Managing the Discovery Phase

One of the major phases and most expensive phases of a U.S. patent litigation is the discovery phase, which encompasses all the action after the complaint is filed in court and up until the trial. Unlike most countries in the world, the United States allows adversaries in a litigation matter to obtain broad discovery. This means that courts will allow the outside counsel for each party in litigation to see the confidential, internal information of the opposing party. As a result, the party accused of infringement will be obligated to collect and produce the confidential, internal information that is relevant to the design, marketing, and sales of the products. The U.S. courts protect that information with protective orders that prohibit outside counsel from disclosing the other party’s confidential information. At the same time, the U.S. courts will punish a company that does not collect and produce the relevant information, including ordering hefty fines or instructing a jury that because the withholding company did not collect and produce relevant information that the jury can assume that is because all the evidence would prove infringement. Thus, a key business person at the company is usually critical to facilitating that employees at the company give the company’s U.S. legal counsel access to the relevant information, avoiding severe sanctions against the company. 

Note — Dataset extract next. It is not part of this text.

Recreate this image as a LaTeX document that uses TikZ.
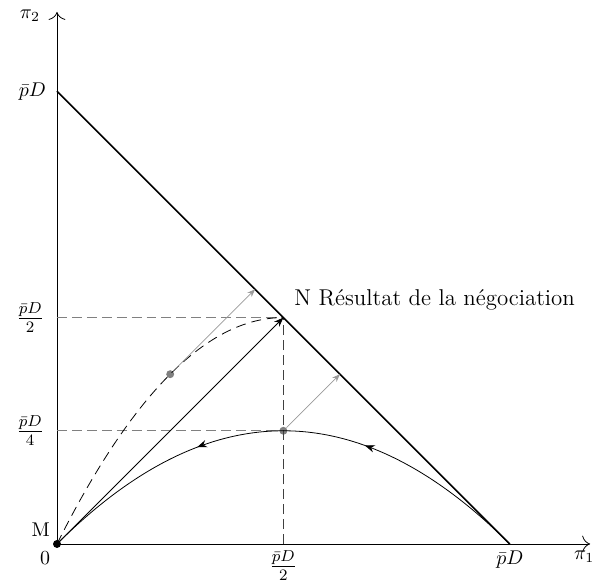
\documentclass[tikz,border=0pt]{standalone}
\usepackage{xcolor}
\usepackage{tikz}
\usetikzlibrary{arrows.meta,decorations.markings}

\begin{document}
\begin{tikzpicture}[
>=Stealth,
axis/.style={-{To[length=4pt]}},
budget/.style={thick},
guide/.style={gray,dash pattern=on 5pt off 2.5pt},
push/.style={->,gray!80,>={Stealth[length=4pt]}},
dot/.style={circle,fill,inner sep=0pt,minimum size=4pt},
fraclab/.style={font=\large},
flow/.style={postaction={decorate},decoration={markings,
  mark=at position 0.34 with {\arrow{Stealth[length=5pt]}},
  mark=at position 0.67 with {\arrow{Stealth[length=5pt]}}}}
]
\useasboundingbox (-1.007,-0.707) rectangle (9.523,9.611);

% Points
\coordinate (O) at (0,0);
\coordinate (N) at (4,4);
\coordinate (X) at (8,0);
\coordinate (Y) at (0,8);
\coordinate (Nx) at (4,0);
\coordinate (Ny) at (0,4);
\coordinate (Qy) at (0,2);
\node[dot,gray] (P) at (2,3) {};
\node[dot,gray] (Q) at (4,2) {};
\coordinate (Pe) at (3.5,4.5);
\coordinate (Qe) at (5,3);

% Axes
\draw[axis] (O) -- (9.42,0) node[below,xshift=-3pt] (pi1) {$\pi_1$};
\draw[axis] (O) -- (0,9.40) node[left,xshift=-5pt,yshift=-2pt] (pi2) {$\pi_2$};

% Guides
\draw[guide] (Ny) -- (N);
\draw[guide] (Qy) -- (Q);
\draw[guide,darkgray] (Nx) -- (N);

% Frontier
\draw[budget] (Y) -- (X);

% Paths to N
\draw[->] (O) -- (N);
\draw[dashed,dash pattern=on 5pt off 3pt] (O) .. controls (4/3,8/3) and (8/3,4) .. (N);
\draw[flow] (X) .. controls (16/3,8/3) and (8/3,8/3) .. (O);

% Pushes
\draw[push] (P) -- (Pe);
\draw[push] (Q) -- (Qe);

% Origin
\node[dot] (M) at (O) {};

% Labels
\node[left,xshift=-2pt] (ly) at (Y) {$\bar{p}D$};
\node[left,xshift=-3pt,fraclab] (lny) at (Ny) {$\frac{\bar{p}D}{2}$};
\node[left,xshift=-3pt,fraclab] (lqy) at (Qy) {$\frac{\bar{p}D}{4}$};
\node[below] (lx) at (X) {$\bar{p}D$};
\node[below,fraclab] (lnx) at (Nx) {$\frac{\bar{p}D}{2}$};
\node[below left] (zero) at (O) {0};
\node[above left] (mlab) at (O) {M};
\node[above right,xshift=2pt,font=\fontsize{11.5}{13}\selectfont] (nlab) at (N) {N R\'esultat de la n\'egociation};

\end{tikzpicture}
\end{document}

The discovery phase also includes making key employees available for formal interviews (“depositions”) about the accused product. The results of these interviews may be presented in court as evidence. Therefore, a key business person in the company should facilitate that each company deponent be granted adequate time to prepare for their deposition.

When a key business person does facilitate access to employees with knowledge of the operation and design of the accused product and ensures that they are granted time to assist with the litigation, which also greatly improves the company’s defensive position. Often the company’s employees have information that can help solidify why the company’s products do not infringe. Also, employees may also be aware of products or articles that predate the asserted patent. Those pieces of prior art could be key to invalidating the asserted patent at trial or in an independent review of the patent by the U.S. Patent Office in a Reexamination proceeding.  Also, if the prior art is strong enough, then the company will have considerable leverage to force the patent holder to settle the litigation. Thus, when a key business person manages the litigation such that company employees are aware that they should to search for and to pass on information to the company’s U.S. legal counsel, which leads to maximizing the company’s defenses in the litigation.

Conclusion

When a company is named a defendant in a U.S. patent litigation, one of the best practices for managing risks and increasing the likelihood of favorable results is to have a key business person involved with U.S. legal counsel to ensure that the company can put up the best defense possible.